By John Stewart
@DTPaymentNews
Debit card transactions with PIN authentication have historically been seen as the most secure form of payment available, but lately some experts have had cause to wonder. In fact, while credit card fraud losses are declining, losses on PIN debit transactions for payment and at ATMs are rising quickly, according to the results of a survey of card issuers released this week by First Annapolis Consulting, Annapolis, Md.
The consulting firm’s research, in which it surveyed seven credit card issuers and eight issuers of debit cards (some institutions issue both), indicates net fraud losses as a fraction of total dollar volume rose to 7.3 basis points on average in the first quarter for PIN debit, compared to 5.9 basis points for all of 2015. The highest reported fraud rate was 21.2 basis points, up from 15.9 last year. (A basis point is one one-hundredth of a percentage point).

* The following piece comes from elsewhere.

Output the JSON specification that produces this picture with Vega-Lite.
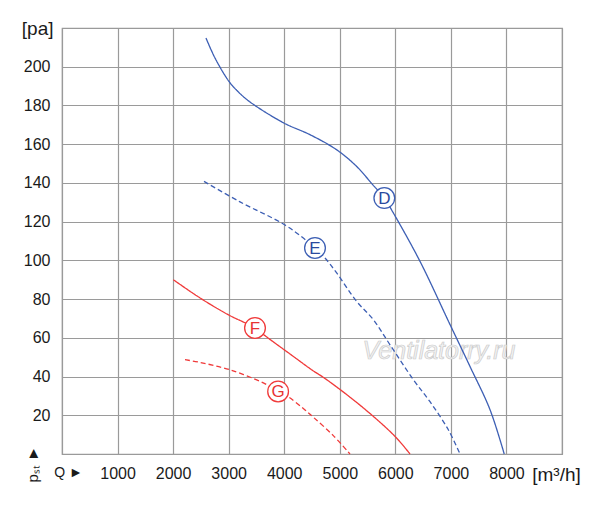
{
  "$schema": "https://vega.github.io/schema/vega-lite/v6.json",
  "width": 500,
  "height": 426,
  "autosize": {"type": "none"},
  "padding": {"left": 62, "top": 28, "right": 38, "bottom": 51},
  "background": "white",
  "datasets": {
    "curves": [
      {"series": "D", "x": 2592, "y": 214.8},
      {"series": "D", "x": 2754, "y": 204.5},
      {"series": "D", "x": 3006, "y": 192.4},
      {"series": "D", "x": 3174, "y": 187},
      {"series": "D", "x": 3384, "y": 181.8},
      {"series": "D", "x": 3996, "y": 170.9},
      {"series": "D", "x": 4464, "y": 164.9},
      {"series": "D", "x": 4944, "y": 157.1},
      {"series": "D", "x": 5304, "y": 148.5},
      {"series": "D", "x": 5592, "y": 139.1},
      {"series": "D", "x": 5802, "y": 132.2},
      {"series": "D", "x": 5964, "y": 124.5},
      {"series": "D", "x": 6444, "y": 99.5},
      {"series": "D", "x": 6972, "y": 67.6},
      {"series": "D", "x": 7344, "y": 45.2},
      {"series": "D", "x": 7704, "y": 22.9},
      {"series": "D", "x": 7960, "y": 0},
      {"series": "E", "x": 2556, "y": 140.8},
      {"series": "E", "x": 3204, "y": 130.2},
      {"series": "E", "x": 3984, "y": 118.8},
      {"series": "E", "x": 4344, "y": 111.5},
      {"series": "E", "x": 4554, "y": 106.4},
      {"series": "E", "x": 4734, "y": 101.2},
      {"series": "E", "x": 4944, "y": 93.5},
      {"series": "E", "x": 5304, "y": 78.8},
      {"series": "E", "x": 5604, "y": 69.4},
      {"series": "E", "x": 5904, "y": 56.4},
      {"series": "E", "x": 6324, "y": 38.4},
      {"series": "E", "x": 6624, "y": 27},
      {"series": "E", "x": 6954, "y": 12.5},
      {"series": "E", "x": 7164, "y": 0},
      {"series": "F", "x": 2004, "y": 90},
      {"series": "F", "x": 2484, "y": 80.6},
      {"series": "F", "x": 2994, "y": 71.9},
      {"series": "F", "x": 3474, "y": 65.1},
      {"series": "F", "x": 3672, "y": 60.7},
      {"series": "F", "x": 4164, "y": 50.4},
      {"series": "F", "x": 4494, "y": 43.5},
      {"series": "F", "x": 4764, "y": 38.4},
      {"series": "F", "x": 5424, "y": 23.8},
      {"series": "F", "x": 5994, "y": 9.1},
      {"series": "F", "x": 6264, "y": 0},
      {"series": "G", "x": 2214, "y": 48.7},
      {"series": "G", "x": 2484, "y": 47.3},
      {"series": "G", "x": 3020, "y": 43.5},
      {"series": "G", "x": 3624, "y": 36.7},
      {"series": "G", "x": 3890, "y": 32.3},
      {"series": "G", "x": 4074, "y": 29.5},
      {"series": "G", "x": 4344, "y": 23.5},
      {"series": "G", "x": 4524, "y": 19},
      {"series": "G", "x": 4884, "y": 9.5},
      {"series": "G", "x": 5184, "y": 0}
    ],
    "tags": [
      {"series": "D", "x": 5802, "y": 132.2},
      {"series": "E", "x": 4554, "y": 106.4},
      {"series": "F", "x": 3474, "y": 65.1},
      {"series": "G", "x": 3890, "y": 32.3}
    ],
    "watermark": [
      {"x": 6786, "y": 53, "text": "Ventilatorry.ru"}
    ]
  },
  "encoding": {
    "x": {
      "field": "x",
      "type": "quantitative",
      "scale": {"domain": [0, 9000], "nice": false, "zero": false},
      "axis": {
        "values": [0, 1000, 2000, 3000, 4000, 5000, 6000, 7000, 8000, 9000],
        "format": "d",
        "labelExpr": "datum.value == 0 ? 'Q ►' : datum.value == 9000 ? '[m³/h]' : datum.label",
        "labelFontSize": {
          "condition": [
            {"test": "datum.value == 0", "value": 14},
            {"test": "datum.value == 9000", "value": 19}
          ],
          "value": 16
        },
        "labelOffset": {
          "condition": [
            {"test": "datum.value == 0", "value": 6},
            {"test": "datum.value == 9000", "value": -6}
          ],
          "value": 0
        },
        "labelFlush": false,
        "labelOverlap": false,
        "labelPadding": 11,
        "title": null
      }
    },
    "y": {
      "field": "y",
      "type": "quantitative",
      "scale": {"domain": [0, 220], "nice": false},
      "axis": {
        "values": [0, 20, 40, 60, 80, 100, 120, 140, 160, 180, 200, 220],
        "labelExpr": "datum.value == 220 ? '[pa]' : datum.value == 0 ? '' : datum.label",
        "labelFontSize": {"condition": {"test": "datum.value == 220", "value": 19}, "value": 16},
        "labelPadding": {"condition": {"test": "datum.value == 220", "value": 9}, "value": 12},
        "labelOverlap": false,
        "title": "pₛₜ ►",
        "titleAngle": 270,
        "titleAlign": "left",
        "titleBaseline": "middle",
        "titleX": -30,
        "titleY": 454,
        "titleFontSize": 15,
        "titleFontWeight": "normal"
      }
    }
  },
  "layer": [
    {
      "data": {"name": "watermark"},
      "mark": {
        "type": "text",
        "font": "Liberation Sans",
        "fontSize": 25,
        "fontStyle": "italic",
        "fill": "#f3f3f3",
        "stroke": "#cccccc",
        "strokeWidth": 0.7
      },
      "encoding": {"text": {"field": "text"}}
    },
    {
      "data": {"name": "curves"},
      "mark": {"type": "line", "interpolate": "catmull-rom", "strokeWidth": 1.3},
      "encoding": {
        "color": {
          "field": "series",
          "type": "nominal",
          "scale": {"domain": ["D", "E", "F", "G"], "range": ["#3d5fb4", "#3d5fb4", "#f03a3a", "#f03a3a"]},
          "legend": null
        },
        "strokeDash": {
          "field": "series",
          "type": "nominal",
          "scale": {"domain": ["D", "E", "F", "G"], "range": [[1, 0], [5, 3], [1, 0], [5, 3]]},
          "legend": null
        }
      }
    },
    {
      "data": {"name": "tags"},
      "mark": {"type": "point", "shape": "circle", "filled": false, "fill": "white", "fillOpacity": 1, "size": 430, "strokeWidth": 1.3, "opacity": 1},
      "encoding": {
        "stroke": {
          "field": "series",
          "type": "nominal",
          "scale": {"domain": ["D", "E", "F", "G"], "range": ["#3d5fb4", "#3d5fb4", "#f03a3a", "#f03a3a"]},
          "legend": null
        }
      }
    },
    {
      "data": {"name": "tags"},
      "mark": {"type": "text", "font": "Liberation Sans", "fontSize": 17, "baseline": "middle", "dy": 1},
      "encoding": {
        "text": {"field": "series"},
        "color": {
          "field": "series",
          "type": "nominal",
          "scale": {"domain": ["D", "E", "F", "G"], "range": ["#2b4a9e", "#2b4a9e", "#e83333", "#e83333"]},
          "legend": null
        }
      }
    }
  ],
  "resolve": {"scale": {"color": "independent"}},
  "config": {
    "view": {"stroke": "#9a9a9a", "strokeWidth": 1.2},
    "axis": {
      "grid": true,
      "gridColor": "#9a9a9a",
      "gridWidth": 1.2,
      "gridOpacity": 1,
      "ticks": false,
      "domain": false,
      "labelFont": "Liberation Sans",
      "labelColor": "#1a1a1a",
      "titleFont": "Liberation Sans",
      "titleColor": "#1a1a1a"
    }
  }
}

Signature-debit net losses also went up, though not as sharply, coming in at 7.6 basis points on average for the first quarter versus 6.9 points for 2015. The highest reported loss rate in the quarter hit 15.3 points, up from 12.1 last year.
The sharp rise in PIN debit fraud in particular startled the First Annapolis researchers, who have been conducting the study since 2012. “One thing that jumped out at me was the range of losses on the debit side,” Casey Merolla, a senior manager at First Annapolis who worked on the study, tells Digital Transactions News. “Some are up in the teens and twenties [in basis points], which is very high.” She was particularly startled by the PIN-debit loss rate. “It was the overall losses we saw on the PIN and ATM side, which has historically been very secure,” she says. “Even the 5.9 points [average for 2015] was pretty high, but 7.3 points [for the first-quarter average] is really high.”
Meanwhile, credit card fraud losses dipped from an average last year of 13.8 basis points of volume to 12.4 for the first quarter. The highest reported rate slid from 20.2 to 18.7 points.
Merolla sees the nationwide movement to the EMV chip card standard as one cause for both the rise in debit fraud losses and the drop in credit card losses. Starting Oct. 1, 2015, U.S. issuers could transfer liability for counterfeit card fraud to merchants that aren’t equipped to accept chip cards. That has contributed to the lower actual net loss rate for issuers on credit card transactions, Merolla says, pointing to the fact that the gross credit card fraud reported by the issuers in the study—the fraud rate before recoveries—rose from 21.2 basis points last year to 24.5 points in the first quarter.
At the same time, issuers have been slower to convert debit cards to EMV, and an important liability-shift date for EMV at U.S. ATMs arrived only days ago. By the end of the second quarter, the surveyed issuers had switched 88% of their active credit cards to EMV, but just 43% of their active debit cards.
A dramatic rise in ATM skimming is also contributing to the rise in debit fraud, Merolla says. Fraudsters use skimmers to collect PINs as unsuspecting cardholders enter them at ATMs. She also conjectures that the increasing popularity of PINless debit processing at many EFT networks may be fueling some of the increase in debit-fraud losses. With PINless debit, transactions under an established ticket ceiling may be processed on PIN-transaction rails but without a PIN. “I suspect PINless debit is driving this,” she says. “It’s a hypothesis. The banks don’t have a lot of detail.”
While PINless debit has been around for years for certain bill-pay applications, only recently have networks expanded it to other types of transactions. “Probably in the last 12 to 18 months it has really started to take off,” Merolla says.
As for the types of fraud losses the researchers found, counterfeit cards at the point of sale accounted for about half of the toll. Card-not-present (CNP) fraud was responsible for 40%, and other types of fraud, including lost-and-stolen cards, drove the remaining 10%.
Merolla says the CNP share has been fairly steady over the course of the survey series, but that will soon change. “Certainly as a percentage of the total, we expect it to increase,” she says, as the move to EMV drives more fraudsters to the less-protected online market while reducing counterfeit losses at the point of sale.